Eu não sabia o nome de nenhum deles. Nunca ouvi suas vozes. Nem sequer os conhecia de vista, propriamente, porque seus rostos eram pequenos demais para que eu reconhecesse suas feições àquela distância. Mas eu poderia ter construído uma tabela com o cronograma de suas idas e vindas, seus hábitos cotidianos, suas atividades. Eles eram os moradores das janelas dos fundos que me cercavam.

O conto, mesmo sendo de um dos meus autores preferidos, nem de longe é tão bom quanto o filme. Primeiro, ele se concentra no crime, e esses figurantes, no livro, somem depois da primeira página; foi o roteiro de John  Michael Hayes que deu personalidade, história própria e cognomes a cada um deles.

Em segundo lugar, o cara do conto não tem enfermeira nem namorada. Hitchcock trouxe o talento de Thelma Ritter (aquela típica coadjuvante hitchcockiana a quem cabe ser o olho mais lúcido de toda a trama, e ter as falas mais mordazes) e a presença mesmerizante de Grace Kelly, uma dessas mulheres que se disserem “venha cá” o cara vai.

No conto há um diarista, Sam, que prepara comida para Jeff e o substitui nas incursões externas que o filme transfere para Grace Kelly; e há o detetive, mais ou menos na mesma função em ambos.

E um detalhe: no conto, vemos Jeff o tempo inteiro sentado à janela, pedindo a Sam para ir ali, ir acolá, e não sabemos por que. Somente no último parágrafo, à guisa de “final surpresa”, ele revela que está com a perna no gesso. Essa surpresinha só serve para tornar a história implausível durante 99% de sua extensão -- o leitor se pergunta o tempo todo por que o cara não sai dali. Deve ter sido a primeira coisa que Hitchcock resolveu mudar, e revelar a perna-no-gesso desde o início.

Comentando para François Truffaut (em Le cinéma selon Hitchcock, 1966) a multitude de pequenos dramas revelado pelas janelas traseiras dos apartamentos, Hichcock diz:

Do outro lado daquele pátio há todo tipo de conduta humana, um pequeno catálogo de comportamentos. Era absolutamente necessário fazê-lo, senão o filme não teria interesse. O que se vê na parede do pátio é uma quantidade de pequenas histórias, é o espelho, como você disse, de um pequeno mundo.
(Cap. 11, trad. BT)

Essa “quantidade de pequenas histórias” me traz à mente uma outra obra que não tem nada a ver, e tem tudo, com o filme: o romance A Vida Modo de Usar (1987) de Georges Perec (trad. Ivo Barroso). Nele, Perec parte da visualização de um edifício de dez andares com dez apartamentos por andar, visto de frente e sem a parede que tapa a visão desse observador externo.
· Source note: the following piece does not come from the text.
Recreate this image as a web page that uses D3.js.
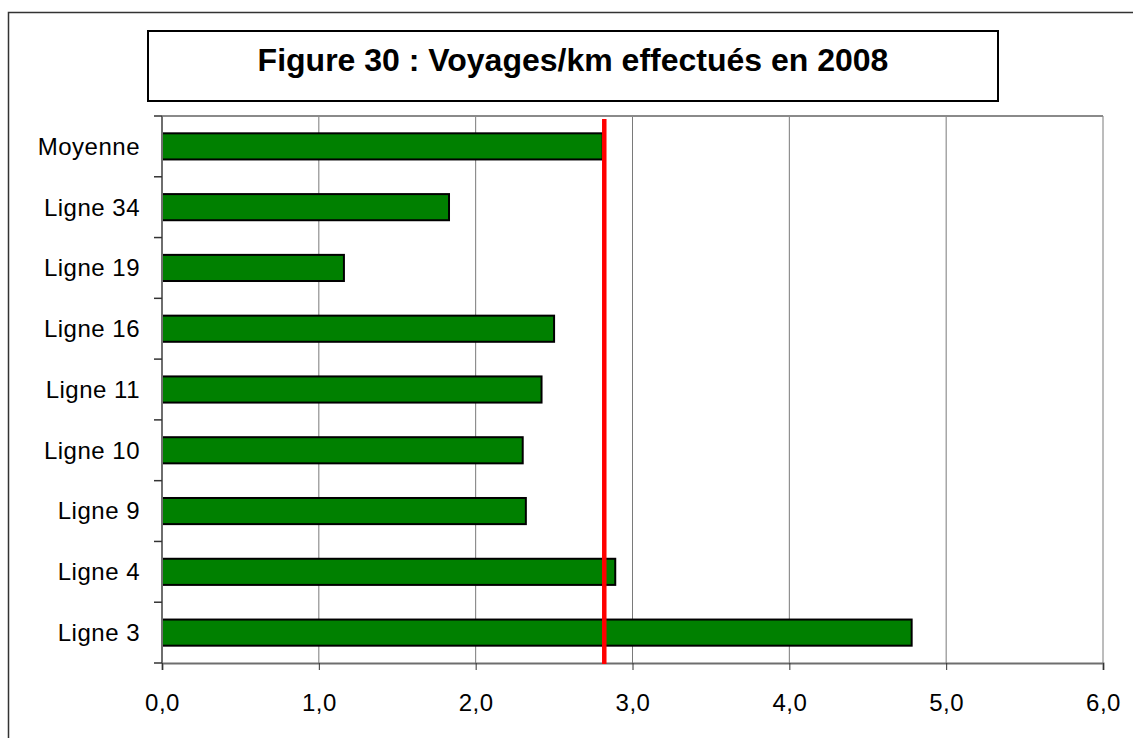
<!DOCTYPE html>
<html>
<head>
<meta charset="utf-8">
<script src="https://cdn.jsdelivr.net/npm/d3@7"></script>
<style>
  body { margin: 0; background: #fff; }
  text { font-family: Arial, "Liberation Sans", sans-serif; }
</style>
</head>
<body>
<svg id="chart" width="1133" height="738"></svg>
<script>
// data
var categories = ["Moyenne", "Ligne 34", "Ligne 19", "Ligne 16", "Ligne 11", "Ligne 10", "Ligne 9", "Ligne 4", "Ligne 3"];
var values     = [2.81, 1.83, 1.16, 2.50, 2.42, 2.30, 2.32, 2.89, 4.78];
var average    = 2.82;
var xTicks     = [0, 1, 2, 3, 4, 5, 6];
var title      = "Figure 30 : Voyages/km effectués en 2008";

var svg = d3.select("#chart");

// outer frame
svg.append("rect")
    .attr("x", 8.5).attr("y", 12.5)
    .attr("width", 1140).attr("height", 740)
    .attr("fill", "none").attr("stroke", "#333").attr("stroke-width", 1.5);

// title box
svg.append("rect")
    .attr("x", 148).attr("y", 31)
    .attr("width", 850).attr("height", 70)
    .attr("fill", "#fff").attr("stroke", "#000").attr("stroke-width", 2);

svg.append("text")
    .attr("x", 573).attr("y", 71)
    .attr("text-anchor", "middle")
    .style("font-size", "32px").style("font-weight", "bold")
    .text(title);

var plotLeft = 162, plotRight = 1103, plotTop = 116, plotBottom = 663;

var x = d3.scaleLinear().domain([0, 6]).range([plotLeft, plotRight]);
var y = d3.scaleBand().domain(categories).range([plotTop, plotBottom])
    .paddingInner(0.57).paddingOuter(0.285);

var g = svg.append("g");

// gridlines
g.selectAll("line.grid")
    .data(xTicks.slice(1))
    .enter()
    .append("line")
    .attr("class", "grid")
    .attr("x1", function (d) { return x(d); })
    .attr("x2", function (d) { return x(d); })
    .attr("y1", plotTop).attr("y2", plotBottom)
    .attr("stroke", "#7a7a7a").attr("stroke-width", 1);

// plot area top border
g.append("line")
    .attr("x1", plotLeft).attr("x2", plotRight)
    .attr("y1", plotTop).attr("y2", plotTop)
    .attr("stroke", "#8a8a8a").attr("stroke-width", 2);

// bars
g.selectAll("rect.bar")
    .data(values)
    .enter()
    .append("rect")
    .attr("class", "bar")
    .attr("x", x(0))
    .attr("y", function (d, i) { return y(categories[i]); })
    .attr("width", function (d) { return x(d) - x(0); })
    .attr("height", y.bandwidth())
    .attr("fill", "#008000")
    .attr("stroke", "#000")
    .attr("stroke-width", 2);

// x axis
var xAxis = d3.axisBottom(x)
    .tickValues(xTicks)
    .tickSize(7)
    .tickPadding(24)
    .tickFormat(function (d) { return d3.format(".1f")(d).replace(".", ","); });

var gx = svg.append("g")
    .attr("transform", "translate(0," + plotBottom + ")")
    .call(xAxis);
gx.attr("font-size", null).attr("font-family", null);
gx.select(".domain").attr("stroke", "#6e6e6e").attr("stroke-width", 2);
gx.selectAll(".tick line").attr("stroke", "#333");
gx.selectAll(".tick text")
    .style("font-size", "24px").style("letter-spacing", "0.5px")
    .attr("fill", "#000");

// y axis: ticks at band boundaries
var bounds = categories.map(function (c) { return y(c) - y.step() * y.paddingInner() / 2; });
bounds.push(plotBottom);

var gy = svg.append("g");
gy.append("line")
    .attr("x1", plotLeft).attr("x2", plotLeft)
    .attr("y1", plotTop).attr("y2", plotBottom)
    .attr("stroke", "#6e6e6e").attr("stroke-width", 2);
gy.selectAll("line.ytick")
    .data(bounds)
    .enter()
    .append("line")
    .attr("class", "ytick")
    .attr("x1", plotLeft - 8).attr("x2", plotLeft)
    .attr("y1", function (d) { return d; })
    .attr("y2", function (d) { return d; })
    .attr("stroke", "#333").attr("stroke-width", 1.5);
gy.selectAll("text")
    .data(categories)
    .enter()
    .append("text")
    .attr("x", 140)
    .attr("y", function (d) { return y(d) + y.bandwidth() / 2; })
    .attr("dy", "0.35em")
    .attr("text-anchor", "end")
    .style("font-size", "24px").style("letter-spacing", "0.5px")
    .text(function (d) { return d; });

// average line
svg.append("line")
    .attr("x1", x(average)).attr("x2", x(average))
    .attr("y1", plotTop + 3).attr("y2", plotBottom + 1)
    .attr("stroke", "#ff0000").attr("stroke-width", 4.5);
</script>
</body>
</html>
A visão sugerida por Perec se assemelha a um tabuleiro de xadrez posto em pé, com 10 x 10 casas. Cada casa é um apartamento, visto do outro lado da rua (e sem parede atrapalhando). E o trabalho que o autor se propõe (seguindo regras complicadas demais para comentar aqui) é contar a história do que acontece nesse cem apartamentos – pois ele não é um mero observador (como o de Janela Indiscreta): é o Autor Onisciente, ele conhece aquele povo todo, sabe a história de todas as suas familias, suas aventuras e desventuras, sabe o que pensam, o que guardam em cada gaveta.
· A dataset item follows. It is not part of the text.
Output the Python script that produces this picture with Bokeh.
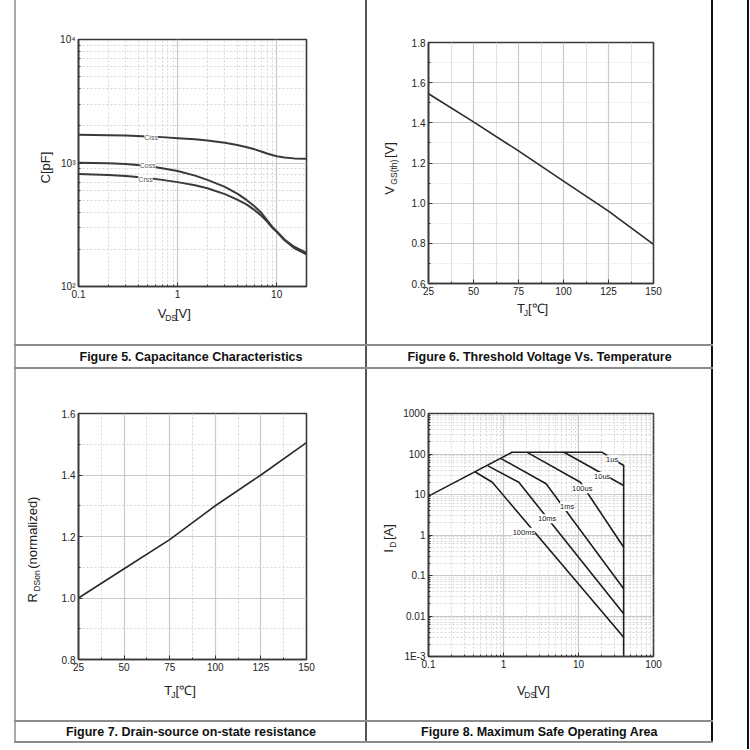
import math
from bokeh.plotting import figure
from bokeh.models import Range1d, FixedTicker, Label, ColumnDataSource, Div, Spacer
from bokeh.layouts import row, column
from bokeh.embed import file_html
from bokeh.resources import INLINE

# ---------------- data ----------------
# Figure 5: capacitance vs VDS
cap_vds = [0.1, 0.2, 0.3, 0.5, 0.7, 1, 1.5, 2, 3, 4, 5, 6, 7, 8, 9, 10, 12, 15, 20]
cap_ciss = [1690, 1680, 1670, 1640, 1620, 1590, 1555, 1520, 1460, 1400, 1340, 1290, 1240, 1195, 1160, 1135, 1110, 1090, 1080]
cap_coss = [1005, 995, 980, 945, 905, 860, 790, 730, 640, 565, 500, 445, 395, 345, 305, 280, 240, 210, 187]
cap_crss = [815, 800, 785, 755, 730, 700, 660, 625, 560, 505, 460, 415, 375, 335, 300, 277, 237, 205, 182]
cap_names = ["Ciss", "Coss", "Crss"]
cap_name_v = [0.54, 0.50, 0.475]
cap_name_c = [1603, 946, 738]
cap_xticks = [0.1, 1, 10]
cap_xlabels = ["0.1", "1", "10"]
cap_yticks = [100, 1000, 10000]
cap_ylabels = ["10\u00b2", "10\u00b3", "10\u2074"]

# Figure 6: threshold voltage vs temperature
vth_t = [25, 50, 75, 100, 125, 150]
vth_v = [1.545, 1.405, 1.26, 1.11, 0.96, 0.795]
t_ticks = [25, 50, 75, 100, 125, 150]
t_labels = ["25", "50", "75", "100", "125", "150"]
vth_yticks = [0.6, 0.8, 1.0, 1.2, 1.4, 1.6, 1.8]
vth_ylabels = ["0.6", "0.8", "1.0", "1.2", "1.4", "1.6", "1.8"]

# Figure 7: normalized RDS(on) vs temperature
rds_t = [25, 50, 75, 100, 125, 150]
rds_r = [1.0, 1.095, 1.19, 1.30, 1.40, 1.505]
rds_yticks = [0.8, 1.0, 1.2, 1.4, 1.6]
rds_ylabels = ["0.8", "1.0", "1.2", "1.4", "1.6"]

# Figure 8: safe operating area
soa_names = ["1us", "10us", "100us", "1ms", "10ms", "100ms"]
soa_v = [
    [0.1, 1.3, 20.7, 40, 40],
    [6.4, 40],
    [2.07, 10.6, 40],
    [0.93, 3.7, 40],
    [0.62, 1.6, 40],
    [0.42, 0.71, 40],
]
soa_i = [
    [9.1, 110, 110, 52, 0.001],
    [110, 16.7],
    [110, 20, 0.5],
    [77, 18.4, 0.047],
    [51, 20, 0.0113],
    [36, 20, 0.003],
]
soa_name_v = [28.1, 20.7, 11.2, 7.06, 3.82, 1.87]
soa_name_i = [72, 27.8, 13.8, 5.06, 2.51, 1.17]
soa_xticks = [0.1, 1, 10, 100]
soa_xlabels = ["0.1", "1", "10", "100"]
soa_yticks = [0.001, 0.01, 0.1, 1, 10, 100, 1000]
soa_ylabels = ["1E-3", "0.01", "0.1", "1", "10", "100", "1000"]

captions = ["Figure 5. Capacitance Characteristics",
            "Figure 6. Threshold Voltage Vs. Temperature",
            "Figure 7. Drain-source on-state resistance",
            "Figure 8. Maximum Safe Operating Area"]

# ---------------- helpers ----------------
FONT = "Liberation Sans"
AX = "#3a3a3a"
GMAJ = "#c9c9c9"
GMIN = "#d6d6d6"

def log_minor(majors):
    return [m * k for m in majors[:-1] for k in range(2, 10)]

WID = {'V': .667, 'D': .722, 'S': .667, '[': .278, ']': .278, 'C': .722, 'p': .556, 'F': .611,
       'T': .611, 'J': .5, 'G': .778, '(': .333, ')': .333, 't': .278, 'h': .556, 'R': .722,
       'o': .556, 'n': .556, 'r': .333, 'm': .833, 'a': .556, 'l': .222, 'i': .222, 'z': .5,
       'e': .556, 'd': .556, 'I': .278, 'A': .667, '\u2103': 1.0}

def tw(s, size):
    return sum(WID.get(c, .556) for c in s) * size

def blank_fig(x0, y0, x1, y1):
    # a panel whose data coordinates are page pixels (y downwards)
    p = figure(width=x1 - x0, height=y1 - y0, x_range=Range1d(x0, x1), y_range=Range1d(y1, y0),
               toolbar_location=None, output_backend="svg", title=None,
               x_axis_location=None, y_axis_location=None, min_border=0,
               min_border_left=0, min_border_right=0, min_border_top=0, min_border_bottom=0)
    p.outline_line_color = None
    p.background_fill_color = "white"
    p.border_fill_color = "white"
    p.grid.visible = False
    return p

def compose(p, cx, cy, parts, vertical=False, main=13, sub=8.5):
    sizes = [sub if s else main for _, s in parts]
    gaps = [1.5 if s else 0 for _, s in parts]
    total = sum(tw(t, sz) + 2 * g for (t, _), sz, g in zip(parts, sizes, gaps))
    pos = (cx - total / 2) if not vertical else (cy + total / 2)
    for (t, s), sz, g in zip(parts, sizes, gaps):
        off = 4 if s else 0
        if not vertical:
            pos += g
            p.add_layout(Label(x=pos, y=cy + off, text=t, text_align="left", text_baseline="middle",
                               text_font=FONT, text_font_size=f"{sz}px", text_color="#222"))
            pos += tw(t, sz) + g
        else:
            pos -= g
            p.add_layout(Label(x=cx + off, y=pos, text=t, text_align="left", text_baseline="middle",
                               angle=90, angle_units="deg", text_font=FONT,
                               text_font_size=f"{sz}px", text_color="#222"))
            pos -= tw(t, sz) + g

def chart(box, frame, xr, yr, xlog=False, ylog=False):
    cx0, cy0, cx1, cy1 = box
    L, T, R, B = frame
    p = figure(width=cx1 - cx0, height=cy1 - cy0,
               x_range=Range1d(*xr), y_range=Range1d(*yr),
               x_axis_type="log" if xlog else "linear",
               y_axis_type="log" if ylog else "linear",
               toolbar_location=None, output_backend="svg", title=None,
               min_border_left=L - cx0, min_border_right=cx1 - R,
               min_border_top=T - cy0, min_border_bottom=cy1 - B)
    p.outline_line_color = AX
    p.outline_line_width = 1.6
    p.background_fill_color = "white"
    p.border_fill_color = "white"
    for ax in p.axis:
        ax.axis_line_color = AX
        ax.axis_line_width = 1.6
        ax.major_tick_in = 4
        ax.major_tick_out = 0
        ax.minor_tick_in = 2
        ax.minor_tick_out = 0
        ax.major_tick_line_color = "#333"
        ax.minor_tick_line_color = "#333"
        ax.major_label_text_font = FONT
        ax.major_label_text_font_size = "10px"
        ax.major_label_text_color = "#222"
        ax.major_label_standoff = 3
    return p

def ticks(p, dim, major, minor, labels, minor_dash="2 2", minor_color=GMIN):
    t = FixedTicker(ticks=major, minor_ticks=minor)
    ax = p.xaxis[0] if dim == 0 else p.yaxis[0]
    g = p.xgrid[0] if dim == 0 else p.ygrid[0]
    ax.ticker = t
    g.ticker = t
    ax.major_label_overrides = dict(zip(major, labels))
    g.grid_line_color = GMAJ
    g.grid_line_width = 1.2
    g.minor_grid_line_color = minor_color
    g.minor_grid_line_width = 1
    g.minor_grid_line_dash = minor_dash

def cell(chart_fig, cell_box, ysplit, xsplit, xtitle, ytitle):
    """cell_box=(x0,y0,x1,y1); ysplit: x where the chart starts; xsplit: y where the x-title panel starts."""
    x0, y0, x1, y1 = cell_box
    yp = blank_fig(x0, y0, ysplit, y1)
    compose(yp, *ytitle[0], ytitle[1], vertical=True)
    xp = blank_fig(ysplit, xsplit, x1, y1)
    compose(xp, *xtitle[0], xtitle[1])
    return row(yp, column(chart_fig, xp))

def bar(w, h, color):
    return Div(text="", width=w, height=h, margin=(0, 0, 0, 0),
               styles={"background-color": color})

def gap(w, h):
    return Spacer(width=w, height=h, margin=(0, 0, 0, 0))

def caption(text, x0, y0, x1, y1):
    p = blank_fig(x0, y0, x1, y1)
    p.add_layout(Label(x=(x0 + x1) / 2, y=(y0 + y1) / 2, text=text, text_align="center",
                       text_baseline="middle", text_font=FONT, text_font_style="bold",
                       text_font_size="12.5px", text_color="#111"))
    return p

# ---------------- Figure 5 ----------------
f5 = chart((56, 0, 365, 304), (78, 39, 306, 286), (0.1, 20), (100, 10000), True, True)
ticks(f5, 0, cap_xticks, log_minor([0.1, 1, 10, 100]), cap_xlabels)
ticks(f5, 1, cap_yticks, log_minor(cap_yticks), cap_ylabels)
src5 = ColumnDataSource(dict(v=cap_vds, ciss=cap_ciss, coss=cap_coss, crss=cap_crss))
for col in ["ciss", "coss", "crss"]:
    f5.line("v", col, source=src5, line_color="#3a3a3a", line_width=2)
for n, v, c in zip(cap_names, cap_name_v, cap_name_c):
    f5.add_layout(Label(x=v, y=c, text=n, text_align="center", text_baseline="middle",
                        text_font=FONT, text_font_size="7px", text_color="#555",
                        background_fill_color="white"))
cell5 = cell(f5, (16, 0, 365, 344), 56, 304,
             ((183, 313), [("V", False), ("DS", True), ("[V]", False)]),
             ((45, 167), [("C[pF]", False)]))

# ---------------- Figure 6 ----------------
f6 = chart((400, 0, 711, 300), (428, 42, 653, 283), (25, 150), (0.6, 1.8))
ticks(f6, 0, t_ticks, [37.5, 62.5, 87.5, 112.5, 137.5], t_labels, minor_dash="solid", minor_color="#e2e2e2")
ticks(f6, 1, vth_yticks, [0.7, 0.9, 1.1, 1.3, 1.5, 1.7], vth_ylabels, minor_dash="1 2")
f6.line(vth_t, vth_v, line_color="#2a2a2a", line_width=1.6)
cell6 = cell(f6, (367, 0, 711, 344), 400, 300,
             ((540, 308), [("T", False), ("J", True), ("[\u2103]", False)]),
             ((389, 168), [("V", False), ("GS(th)", True), ("[V]", False)]))

# ---------------- Figure 7 ----------------
f7 = chart((56, 369, 365, 679), (78, 413, 306, 659), (25, 150), (0.8, 1.6))
ticks(f7, 0, t_ticks, [37.5, 62.5, 87.5, 112.5, 137.5], t_labels)
ticks(f7, 1, rds_yticks, [0.9, 1.1, 1.3, 1.5], rds_ylabels)
f7.line(rds_t, rds_r, line_color="#2a2a2a", line_width=1.6)
cell7 = cell(f7, (16, 369, 365, 720), 56, 679,
             ((190, 690), [("T", False), ("J", True), ("[\u2103]", False)]),
             ((32, 549), [("R", False), ("DSon", True), ("(normalized)", False)]))

# ---------------- Figure 8 ----------------
f8 = chart((400, 369, 711, 679), (428, 413, 653, 656), (0.1, 100), (0.001, 1000), True, True)
ticks(f8, 0, soa_xticks, log_minor(soa_xticks), soa_xlabels)
ticks(f8, 1, soa_yticks, log_minor(soa_yticks), soa_ylabels)
for vv, ii in zip(soa_v, soa_i):
    f8.line(vv, ii, line_color="#1e1e1e", line_width=1.6)
for n, v, i in zip(soa_names, soa_name_v, soa_name_i):
    f8.add_layout(Label(x=v, y=i, text=n, text_align="center", text_baseline="middle",
                        text_font=FONT, text_font_size="7.5px", text_color="#222",
                        background_fill_color="white"))
cell8 = cell(f8, (367, 369, 711, 720), 400, 679,
             ((542, 690), [("V", False), ("DS", True), ("[V]", False)]),
             ((388, 538), [("I", False), ("D", True), ("[A]", False)]))

# ---------------- table layout ----------------
LB, MID, RB, FR, HL = "#a8a8a8", "#555555", "#111111", "#111111", "#8c8c8c"

def cell_row(h, a, b):
    return row(gap(14, h), bar(2, h, LB), a, bar(2, h, MID), b, bar(2, h, RB), gap(34, h), bar(2, h, FR))

def hline_row():
    return row(gap(14, 2), bar(699, 2, HL), gap(34, 2), bar(2, 2, FR))

page = column(
    cell_row(344, cell5, cell6),
    hline_row(),
    cell_row(21, caption(captions[0], 16, 346, 365, 367), caption(captions[1], 367, 346, 711, 367)),
    hline_row(),
    cell_row(351, cell7, cell8),
    hline_row(),
    cell_row(19, caption(captions[2], 16, 722, 365, 741), caption(captions[3], 367, 722, 711, 741)),
    hline_row(),
    row(gap(747, 6), bar(2, 6, FR)),
)

open("out.html", "w").write(file_html(page, INLINE))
Perec não parece ser grande fã de Hitchcock. No romance, há uma menção muito en passant ao diretor no capítulo LXXV, e é ao filme Os Pássaros. Não há menções a Hitchcock no Cahiers des Charges de la Vie Mode d’Emploi (Paris : Zulma, 1993); e na biografia de Perec por David Bellos aparece apenas uma menção rápida, meramente biográfica, do dia em que Perec foi com uma namorada assistir Intriga Internacional (na França, La Mourt aux trousses).
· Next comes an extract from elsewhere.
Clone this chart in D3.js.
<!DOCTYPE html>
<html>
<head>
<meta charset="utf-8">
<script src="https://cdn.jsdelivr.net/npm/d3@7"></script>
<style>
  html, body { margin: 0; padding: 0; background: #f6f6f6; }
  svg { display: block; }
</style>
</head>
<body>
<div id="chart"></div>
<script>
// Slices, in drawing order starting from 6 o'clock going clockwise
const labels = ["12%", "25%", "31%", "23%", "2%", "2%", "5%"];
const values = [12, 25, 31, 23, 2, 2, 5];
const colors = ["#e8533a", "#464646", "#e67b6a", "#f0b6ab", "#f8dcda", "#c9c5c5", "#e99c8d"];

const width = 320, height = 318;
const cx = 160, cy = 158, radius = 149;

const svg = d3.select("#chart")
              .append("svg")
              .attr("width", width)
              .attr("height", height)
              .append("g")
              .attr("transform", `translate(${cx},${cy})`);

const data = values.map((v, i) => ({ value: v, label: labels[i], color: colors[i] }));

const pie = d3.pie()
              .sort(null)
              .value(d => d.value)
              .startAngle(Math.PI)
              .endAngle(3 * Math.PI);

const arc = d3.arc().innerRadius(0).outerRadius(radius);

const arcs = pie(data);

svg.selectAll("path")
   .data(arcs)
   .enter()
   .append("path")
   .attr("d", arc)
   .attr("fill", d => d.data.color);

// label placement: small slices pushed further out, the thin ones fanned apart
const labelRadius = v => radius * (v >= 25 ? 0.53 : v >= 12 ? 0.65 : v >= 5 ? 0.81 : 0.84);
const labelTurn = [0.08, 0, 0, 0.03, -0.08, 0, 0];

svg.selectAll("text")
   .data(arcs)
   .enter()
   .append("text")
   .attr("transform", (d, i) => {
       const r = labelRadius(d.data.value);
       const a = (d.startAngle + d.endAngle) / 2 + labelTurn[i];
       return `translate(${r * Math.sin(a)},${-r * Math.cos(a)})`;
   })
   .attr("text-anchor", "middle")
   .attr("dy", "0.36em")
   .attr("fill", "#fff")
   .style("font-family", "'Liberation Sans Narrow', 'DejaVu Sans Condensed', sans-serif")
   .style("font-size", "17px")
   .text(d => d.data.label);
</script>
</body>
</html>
Na adolescência (segundo Bellos), quando morava com seus tios em Blévy, Perec era leitor assíduo da edição francesa do Alfred Hitchcock’s Mystery Magazine e do Ellery Queen’s Mystery Magazine, além das versões de revistas de ficção científica como Galaxy e The Magazine of Fantasy and Science Fiction.

O autor francês cita algumas imagens que o inspiraram no seu romance, mas não o vi falando de Hitchcock. Ele cita um desenho do mestre Saul Steinberg:


Cita também a tradição das “casas de bonecas” dos artesãos da Europa, obras variadíssimas que se encontram em muitos museus:



Em todo caso, para mim existe uma afinidade total de espírito entre Janela Indiscreta e A Vida Modo de Usar: um cenário visto de longe mas visto em sua totalidade, e o entrecruzamento dos dramas daquelas pessoas que vivem lado a lado, que se conhecem, que se ignoram, que se relacionam, que se esbarram ao acaso, e o fato de que provavelmente cada uma delas se julga no centro de uma tela de cinema que é só sua.









3 comentários:

Paulo Rafael disse...

Massa! E dá vontade de rever o filme mais uma vez e ler o livro de Perec.

RODRIGO AMORIM disse...

Muito instigante mesmo! Taí,vou seguir o roteiro: conto, filme e livro. Obrigado por ajudar a tornar a quarentena mais criativa.

Unknown disse...

Taí: conto, filme e livro + essa frase: o fato de que provavelmente cada uma delas se julga no centro de uma tela de cinema que é só sua.